- [EXERCISE OBJECTIVE]: Begin with the line containing "What matplotlib code" and end with the line containing "import matplotlib.pyplot as plt". Give those lines again exactly, leaving out the images.

───

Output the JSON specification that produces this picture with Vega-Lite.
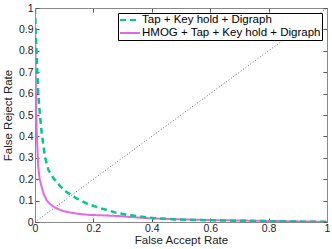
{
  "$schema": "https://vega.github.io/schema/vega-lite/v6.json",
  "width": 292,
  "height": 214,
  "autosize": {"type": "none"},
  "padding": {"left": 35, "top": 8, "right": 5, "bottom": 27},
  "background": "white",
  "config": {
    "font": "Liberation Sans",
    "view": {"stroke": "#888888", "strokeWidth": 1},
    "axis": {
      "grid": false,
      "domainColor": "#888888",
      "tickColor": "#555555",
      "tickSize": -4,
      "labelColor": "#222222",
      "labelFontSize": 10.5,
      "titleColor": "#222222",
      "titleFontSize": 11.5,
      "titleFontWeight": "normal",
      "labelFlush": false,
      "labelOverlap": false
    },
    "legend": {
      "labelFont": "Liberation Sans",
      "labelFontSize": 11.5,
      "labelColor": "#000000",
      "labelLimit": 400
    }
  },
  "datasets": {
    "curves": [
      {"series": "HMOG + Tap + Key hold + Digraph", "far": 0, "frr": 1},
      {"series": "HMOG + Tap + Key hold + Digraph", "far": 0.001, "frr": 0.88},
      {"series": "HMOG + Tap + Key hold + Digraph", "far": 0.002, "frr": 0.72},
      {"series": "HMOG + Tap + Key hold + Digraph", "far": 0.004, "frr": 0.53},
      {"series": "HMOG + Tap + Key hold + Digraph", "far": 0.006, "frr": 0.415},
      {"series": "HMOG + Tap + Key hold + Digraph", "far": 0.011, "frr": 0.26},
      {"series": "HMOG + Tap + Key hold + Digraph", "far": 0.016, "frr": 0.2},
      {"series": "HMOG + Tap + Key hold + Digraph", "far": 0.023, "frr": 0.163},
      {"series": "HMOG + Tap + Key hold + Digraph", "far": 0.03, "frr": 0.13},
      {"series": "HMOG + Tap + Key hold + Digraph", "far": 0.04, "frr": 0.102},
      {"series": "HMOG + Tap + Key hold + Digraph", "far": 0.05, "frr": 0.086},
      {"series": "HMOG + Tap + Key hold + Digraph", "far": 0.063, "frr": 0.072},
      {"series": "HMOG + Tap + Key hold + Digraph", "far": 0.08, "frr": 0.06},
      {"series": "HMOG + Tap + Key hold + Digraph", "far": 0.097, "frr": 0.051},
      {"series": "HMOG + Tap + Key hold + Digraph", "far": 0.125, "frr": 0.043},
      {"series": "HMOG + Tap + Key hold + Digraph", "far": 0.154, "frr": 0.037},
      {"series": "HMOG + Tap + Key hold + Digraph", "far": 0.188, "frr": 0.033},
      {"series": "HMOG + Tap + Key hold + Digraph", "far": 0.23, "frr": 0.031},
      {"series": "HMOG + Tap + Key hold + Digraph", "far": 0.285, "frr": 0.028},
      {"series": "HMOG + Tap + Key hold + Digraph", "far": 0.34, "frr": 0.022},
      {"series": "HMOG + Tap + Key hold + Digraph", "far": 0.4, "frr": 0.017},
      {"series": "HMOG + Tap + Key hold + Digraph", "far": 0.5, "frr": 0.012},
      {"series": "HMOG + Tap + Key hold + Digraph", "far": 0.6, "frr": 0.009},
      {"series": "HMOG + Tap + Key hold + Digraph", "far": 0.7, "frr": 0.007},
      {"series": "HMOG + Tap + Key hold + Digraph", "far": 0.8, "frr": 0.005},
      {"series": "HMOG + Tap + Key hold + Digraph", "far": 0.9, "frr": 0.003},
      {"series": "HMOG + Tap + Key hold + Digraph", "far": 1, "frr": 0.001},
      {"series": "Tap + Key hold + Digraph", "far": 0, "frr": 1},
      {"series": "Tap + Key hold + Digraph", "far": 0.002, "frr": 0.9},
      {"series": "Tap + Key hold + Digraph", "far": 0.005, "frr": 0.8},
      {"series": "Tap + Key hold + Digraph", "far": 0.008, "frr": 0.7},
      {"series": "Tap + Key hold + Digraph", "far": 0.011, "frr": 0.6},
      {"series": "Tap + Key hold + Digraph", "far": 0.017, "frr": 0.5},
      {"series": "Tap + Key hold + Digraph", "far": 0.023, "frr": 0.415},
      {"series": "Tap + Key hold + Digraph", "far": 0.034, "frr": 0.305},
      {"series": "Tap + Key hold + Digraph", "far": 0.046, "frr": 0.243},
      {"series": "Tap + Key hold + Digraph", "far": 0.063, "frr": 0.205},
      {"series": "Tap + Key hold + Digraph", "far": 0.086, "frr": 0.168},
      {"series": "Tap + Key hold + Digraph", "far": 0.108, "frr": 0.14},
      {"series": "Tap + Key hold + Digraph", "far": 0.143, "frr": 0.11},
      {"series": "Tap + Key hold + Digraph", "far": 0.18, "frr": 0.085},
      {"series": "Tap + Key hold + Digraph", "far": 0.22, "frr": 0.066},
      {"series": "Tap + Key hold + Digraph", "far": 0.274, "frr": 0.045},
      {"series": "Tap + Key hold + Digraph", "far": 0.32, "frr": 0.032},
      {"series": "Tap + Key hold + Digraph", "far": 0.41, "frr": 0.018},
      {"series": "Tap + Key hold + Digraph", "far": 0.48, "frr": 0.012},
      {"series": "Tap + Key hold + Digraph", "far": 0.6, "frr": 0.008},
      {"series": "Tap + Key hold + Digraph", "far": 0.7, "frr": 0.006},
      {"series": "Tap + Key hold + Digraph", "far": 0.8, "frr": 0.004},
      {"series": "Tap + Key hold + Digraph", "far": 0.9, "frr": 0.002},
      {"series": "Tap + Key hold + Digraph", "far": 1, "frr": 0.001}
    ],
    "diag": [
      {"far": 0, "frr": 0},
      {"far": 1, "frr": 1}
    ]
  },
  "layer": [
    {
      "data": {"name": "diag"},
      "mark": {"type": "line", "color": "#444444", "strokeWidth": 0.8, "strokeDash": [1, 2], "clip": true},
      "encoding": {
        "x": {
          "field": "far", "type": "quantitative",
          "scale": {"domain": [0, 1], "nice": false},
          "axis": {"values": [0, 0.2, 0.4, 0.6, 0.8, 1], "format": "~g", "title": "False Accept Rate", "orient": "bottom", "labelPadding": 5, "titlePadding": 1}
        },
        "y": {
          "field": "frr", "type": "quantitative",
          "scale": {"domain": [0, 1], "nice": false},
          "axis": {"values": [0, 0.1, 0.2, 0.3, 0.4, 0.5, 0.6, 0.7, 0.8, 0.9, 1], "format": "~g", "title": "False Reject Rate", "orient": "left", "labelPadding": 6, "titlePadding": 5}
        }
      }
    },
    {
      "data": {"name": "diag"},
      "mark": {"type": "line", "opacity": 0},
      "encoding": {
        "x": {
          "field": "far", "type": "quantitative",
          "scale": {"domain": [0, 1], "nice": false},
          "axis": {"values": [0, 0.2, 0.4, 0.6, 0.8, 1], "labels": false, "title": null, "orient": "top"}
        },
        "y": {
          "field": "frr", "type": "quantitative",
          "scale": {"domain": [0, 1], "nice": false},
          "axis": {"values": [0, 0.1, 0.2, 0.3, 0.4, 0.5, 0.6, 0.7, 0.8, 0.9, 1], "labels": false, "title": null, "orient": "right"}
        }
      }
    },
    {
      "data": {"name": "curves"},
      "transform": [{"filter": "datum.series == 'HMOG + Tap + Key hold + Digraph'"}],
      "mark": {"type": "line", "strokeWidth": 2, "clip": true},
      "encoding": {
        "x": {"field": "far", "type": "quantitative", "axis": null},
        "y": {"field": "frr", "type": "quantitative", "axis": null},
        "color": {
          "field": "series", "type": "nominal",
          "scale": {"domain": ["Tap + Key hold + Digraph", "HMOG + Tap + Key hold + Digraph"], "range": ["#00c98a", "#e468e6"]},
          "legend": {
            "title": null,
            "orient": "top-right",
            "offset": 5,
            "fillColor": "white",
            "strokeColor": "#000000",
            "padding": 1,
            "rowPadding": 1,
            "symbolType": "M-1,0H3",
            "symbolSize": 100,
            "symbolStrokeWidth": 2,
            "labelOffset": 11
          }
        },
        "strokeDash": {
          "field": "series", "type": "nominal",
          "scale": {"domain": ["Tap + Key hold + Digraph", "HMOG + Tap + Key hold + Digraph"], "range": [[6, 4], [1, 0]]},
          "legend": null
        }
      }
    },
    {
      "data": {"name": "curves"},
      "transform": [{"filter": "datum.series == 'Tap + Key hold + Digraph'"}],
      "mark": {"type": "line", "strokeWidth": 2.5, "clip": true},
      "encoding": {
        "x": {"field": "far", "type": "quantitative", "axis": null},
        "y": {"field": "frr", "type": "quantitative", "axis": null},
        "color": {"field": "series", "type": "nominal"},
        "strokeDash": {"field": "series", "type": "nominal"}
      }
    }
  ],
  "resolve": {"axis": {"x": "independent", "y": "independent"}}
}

───

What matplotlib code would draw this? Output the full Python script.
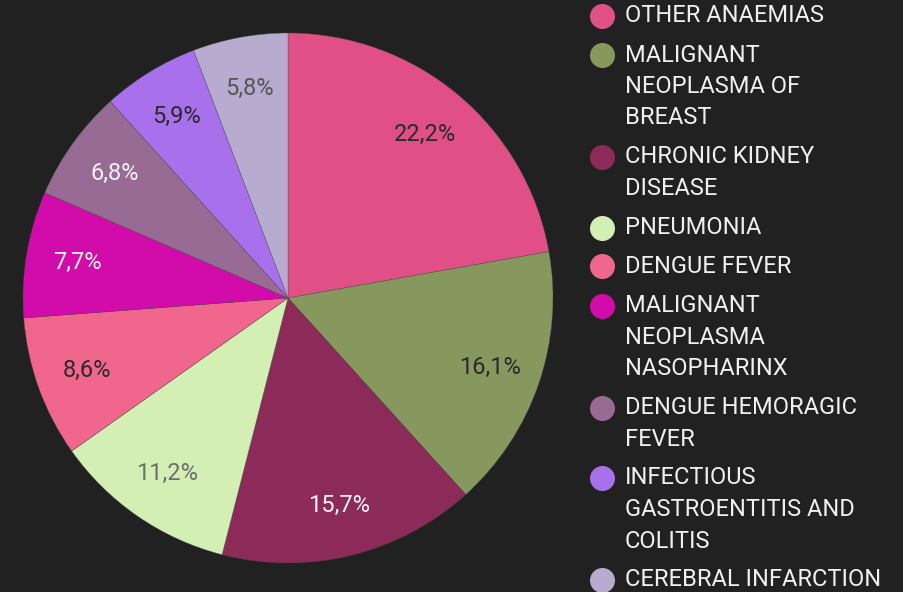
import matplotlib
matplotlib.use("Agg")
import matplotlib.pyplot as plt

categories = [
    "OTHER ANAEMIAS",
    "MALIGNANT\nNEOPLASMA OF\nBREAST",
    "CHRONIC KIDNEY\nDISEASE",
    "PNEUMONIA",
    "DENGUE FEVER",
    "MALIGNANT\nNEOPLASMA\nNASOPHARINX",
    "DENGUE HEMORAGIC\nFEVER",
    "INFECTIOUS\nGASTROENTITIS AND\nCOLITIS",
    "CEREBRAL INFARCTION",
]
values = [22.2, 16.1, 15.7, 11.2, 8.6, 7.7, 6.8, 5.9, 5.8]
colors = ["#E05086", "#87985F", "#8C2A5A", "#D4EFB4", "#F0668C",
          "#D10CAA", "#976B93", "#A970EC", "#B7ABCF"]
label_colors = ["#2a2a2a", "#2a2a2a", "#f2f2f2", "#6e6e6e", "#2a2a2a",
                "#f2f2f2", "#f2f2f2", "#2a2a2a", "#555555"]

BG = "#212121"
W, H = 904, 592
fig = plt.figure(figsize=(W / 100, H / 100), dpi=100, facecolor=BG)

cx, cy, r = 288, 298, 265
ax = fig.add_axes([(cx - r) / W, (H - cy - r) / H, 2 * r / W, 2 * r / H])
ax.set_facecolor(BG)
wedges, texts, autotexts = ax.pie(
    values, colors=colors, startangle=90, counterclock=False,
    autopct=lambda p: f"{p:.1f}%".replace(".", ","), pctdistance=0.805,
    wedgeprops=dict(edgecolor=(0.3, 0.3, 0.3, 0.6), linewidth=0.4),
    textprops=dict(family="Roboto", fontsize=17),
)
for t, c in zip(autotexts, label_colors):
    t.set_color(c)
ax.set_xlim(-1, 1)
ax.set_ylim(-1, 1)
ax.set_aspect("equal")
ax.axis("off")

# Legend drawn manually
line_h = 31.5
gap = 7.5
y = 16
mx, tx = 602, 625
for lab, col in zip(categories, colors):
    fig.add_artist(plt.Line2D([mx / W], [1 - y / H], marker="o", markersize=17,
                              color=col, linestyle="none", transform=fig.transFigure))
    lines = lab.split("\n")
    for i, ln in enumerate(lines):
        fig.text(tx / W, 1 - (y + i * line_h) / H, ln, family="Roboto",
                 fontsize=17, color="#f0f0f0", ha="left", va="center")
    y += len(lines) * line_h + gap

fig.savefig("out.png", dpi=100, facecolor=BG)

───

- [WRITTEN REPLY]:
What matplotlib code would draw this? Output the full Python script.
import matplotlib
matplotlib.use("Agg")
import matplotlib.pyplot as plt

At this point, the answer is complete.